When asked about the biennial match last week, the Austrian said: “I’ve been hitting the ball pretty well and then starting a couple weeks ago the putter came around, too, and hopefully I can keep that momentum going till September.”
Amen to that. After opening the John Deere Classic with a 73 to sit outside the top 130, Straka responded with rounds of 63-65-62 to win by two shots for his second PGA Tour title. His joint runner-up last week sits alongside seventh in the PGA Championship as elite-level performances.
Scotsman Robert MacIntyre, so close to victory in Denmark and on home turf in the two weeks before the Open, made the cut at Royal Liverpool but did little else. “This is my fifth week in a row, so I’m ready for a break,” he said. “My attitude has been unbelievable for the last kind of five weeks, and this week it was poor.”
The manner of his near-miss in Scotland – going low and head-to-head with eventual winner Rory McIlroy in the final round, pulling off a sensational shot on the 72nd hole – has him in a strong position if he plays well over the next two months, not least because he won the Italian Open at Ryder Cup host course Marco Simone last autumn.
Germany’s Yannik Paul missed the cut in Hoylake, and Poland’s Adrian Meronk landed a top-30 result. Paul narrowly leads in the points race, but the latter’s three wins in the last 12 months, including his own success at the Ryder Cup venue in May, gives him the slight edge.
Meronk is aware that he is in a tricky situation. He’s keen to qualify by right and avoid leaving the decision to Donald.
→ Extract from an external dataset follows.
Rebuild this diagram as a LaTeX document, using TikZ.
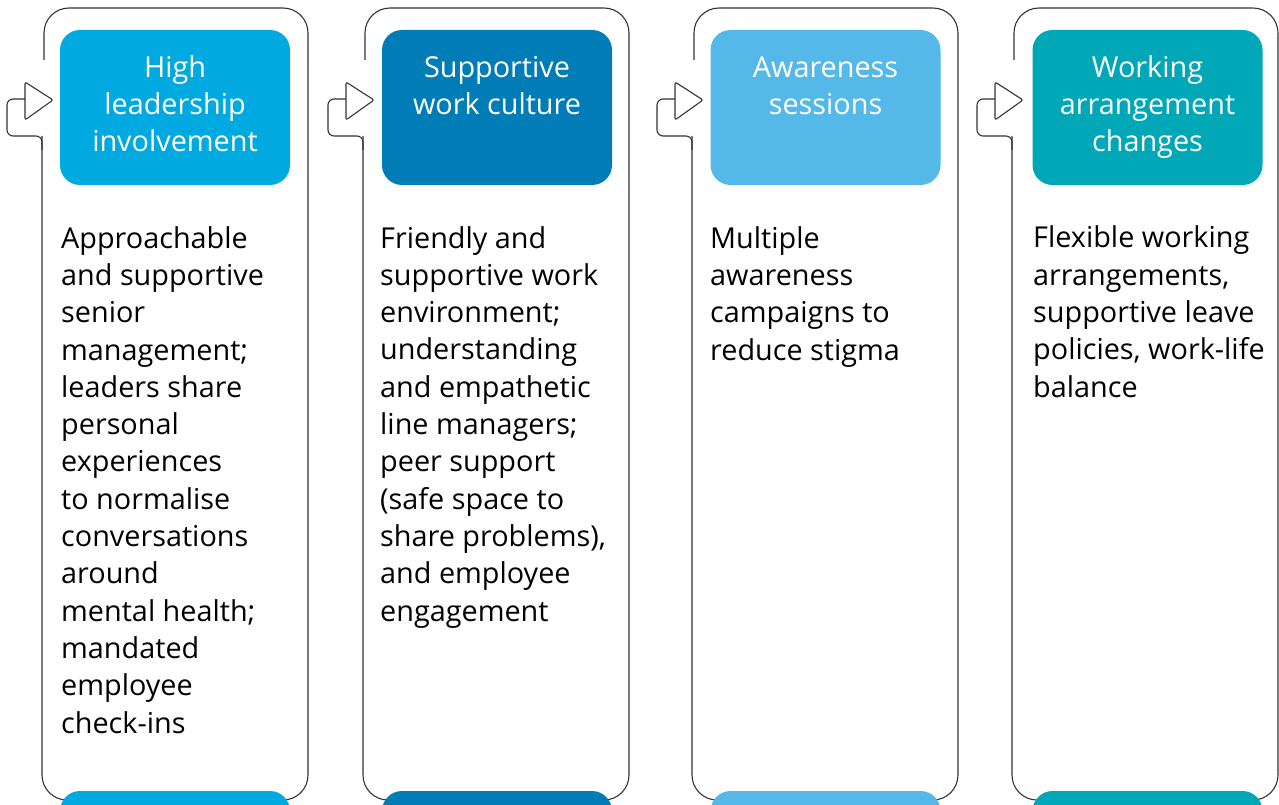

He also knows that concentrating on a future goal might trip him up, as it very notably did to Alexander Levy in 2018.
“It’s definitely in the back of my mind for sure, and yet I know there’s a lot of time,” Meronk said before departing England. “I don’t want to get ahead of myself, but I would love to make that team in September. I’m going to rest for a while and then get ready for the final stretch.”
The 22-year-old Højgaard twins of Denmark are on the fringes of selection. Rasmus has more wins (four), including on home turf at the start of this month when displaying skill and nerve in an extended playoff, but he defied a rib injury to achieve that success, and two missed cuts since suggest it remains a problem.
Nicolai is yet another winner at Marco Simone (in 2021), and his T23 (even par) last week was his first top-40 major-championship finish off the back of a tie for sixth in the Scottish Open. If there is a late bolter from this side of the pond, then it might be this thrilling Dane, but he will need sustained quality rather than the hit-or-miss returns that have been more typical in his short career so far.
And there was one: Ludvig Åberg, the 23-year-old Swede who turned pro in June and has contended in two of his three PGA Tour starts since. He needs something spectacular to be genuinely in with a chance of a wildcard, but many on both sides of the Atlantic suspect he is capable of it. The problem is that his chances will be few. It might be a year too soon for him.